Reading the Pace Clock
Information by Team Unify

The clocks that we use during practice are digital. The examples below use analog clocks. The main difference for our swimmers is the analog clock uses 60, whereas the digital clock goes to 00 after each minute. However, the explanations below should still help our swimmers.

By thinking of the clock face as a pie, it becomes easier to visualize into segments and keep track of your swims and sendoff times. Listed on this page are some basic intervals along with an explanation of how to figure your next repeat.
60 Second Intervals

Interval sets that are exactly one minute (or two minutes, three minutes, etc) are easy! Whatever number you start the first swim on, will be the same number for all repeats in the entire set. For example, if you leave on the "top" or the 60 second mark (00 on our digital clocks), on all the following repeats you will push off on the 60 again. If you leave on the "bottom" or the 30 second mark, on all the following repeats you will push of on the 30 again.

When using interval sets that are either 30 seconds (or end in 30 seconds: 1:30, 2:30, etc.) you will always leave on one of two numbers. Those two numbers will be directly across from each other on the clock. For example, if your interval is 1:30 and you leave on the 60, you will push off again on the 30.
20 or 40 Second Interval

Intervals of either 20 or 40 seconds slice the pace clock into thirds. This means you will always leave on one of three numbers.

If your interval is 20 seconds (or 1:20, 2:20, etc.) your numbers will rotate clockwise. For example, if your interval is 1:20 and you push off on the 60, your next push off would be at the 20, then the 40, and then the 60 again.

If your interval is 40 seconds (or 1:40, 2:40, etc.) your numbers will rotate counterclockwise. For example, if your interval is 1:40 and you push off on the 30, your next push of would be at the 10, then the 50, and then the 30 again.
15 or 45 Second Intervals

Intervals of either 15 or 45 seconds will split the clock into fourths. This means that you will always leave on one of four numbers.

If your interval is 15 seconds (or 1:15, 2:15, etc.) your numbers will rotate clockwise. For example, if your interval is 1:15 and you push off on the 30, your next push off would be at the 45, then the 60, then the 15, and finally the 30 again.

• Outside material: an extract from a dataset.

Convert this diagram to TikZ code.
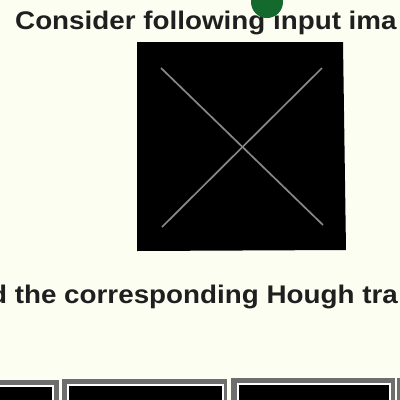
\documentclass[tikz,border=0pt]{standalone}
\usepackage{fontspec}
\setmainfont{Liberation Sans}
\definecolor{bgc}{RGB}{253,254,242}
\definecolor{dotg}{RGB}{20,105,45}
\definecolor{framegray}{RGB}{110,110,110}
\definecolor{linegray}{RGB}{135,135,135}
\tikzset{
  caption/.style={inner sep=0pt, font=\fontsize{25.5}{30}\selectfont\bfseries, text=black!88},
  frameouter/.style={fill=framegray, draw=none},
  frameinner/.style={fill=black, draw=white, line width=1.5pt},
}
\newcommand{\wide}[1]{\scalebox{1.09}[1]{#1}}
\begin{document}
\begin{tikzpicture}[x=1pt,y=-1pt]
\useasboundingbox (0,0) rectangle (400,400);
\fill[bgc] (0,0) rectangle (400,400);
% input image
\fill[black] (137,42) -- (343,42) -- (346,250) -- (137,251) -- cycle;
\coordinate (p1) at (161,68);
\coordinate (p2) at (323,225);
\coordinate (p3) at (322,68);
\coordinate (p4) at (162,227);
\draw[linegray, line width=1.7pt] (p1) -- (p2);
\draw[linegray, line width=1.7pt] (p3) -- (p4);
% captions
\node[caption, anchor=base west] (t1) at (15,29) {\wide{Consider following input ima}};
\node[caption, anchor=base east] (t2) at (398,303) {\wide{d the corresponding Hough tra}};
% green dot
\fill[dotg] (267,2) circle (16);
% bottom frames
\fill[framegray] (-5,380) rectangle (59,405);
\filldraw[frameinner] (-5,386) rectangle (53,405);
\fill[framegray] (62,379) rectangle (227,405);
\filldraw[frameinner] (68,385) rectangle (223,405);
\fill[framegray] (231,378) rectangle (395,405);
\filldraw[frameinner] (238,384) rectangle (390,405);
\fill[framegray] (397,378) rectangle (405,405);
\end{tikzpicture}
\end{document}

Intervals ending in 45 seconds (1:45, 2:45, etc.) will have sendoff numbers that rotate counterclockwise. For example, if your interval is 1:45 and you push off on the 60, your next push off would be at the 45, then the 30, then the 15, and finally the 60 again.

In both cases, you will notice that the sendoff numbers will alternate ending in 5 or 0
10 or 50 Second Intervals

Intervals of 10 seconds (1:10, 2:10, etc.) and 50 seconds (:50, 1:50, etc.) are easy!

For 10 second intervals, your next sendoff always advances in a clockwise rotation. For example, if your interval is 1:10 and you push off on the 60, your next push off would be at the 10, then 20, etc.

Sendoffs for 50 second intervals always retract in a counterclockwise rotation. For example, if your interval is 1:50 and you push off on the 30, your next push off would be on the 20, then 10, etc.
5 or 55 Second Intervals

Intervals of 5 seconds (1:05, 2:05, etc.) will always advance one number. For example, if your interval is 1:05 and you push off on the 60, your next push off would be at the :05, then 10, etc.

Intervals of 55 seconds (1:55, 2:55, etc.) will always retract one number. For example, if your interval is 1:55 and you push off on the 30, your next push off would be at the 25, then 20, etc.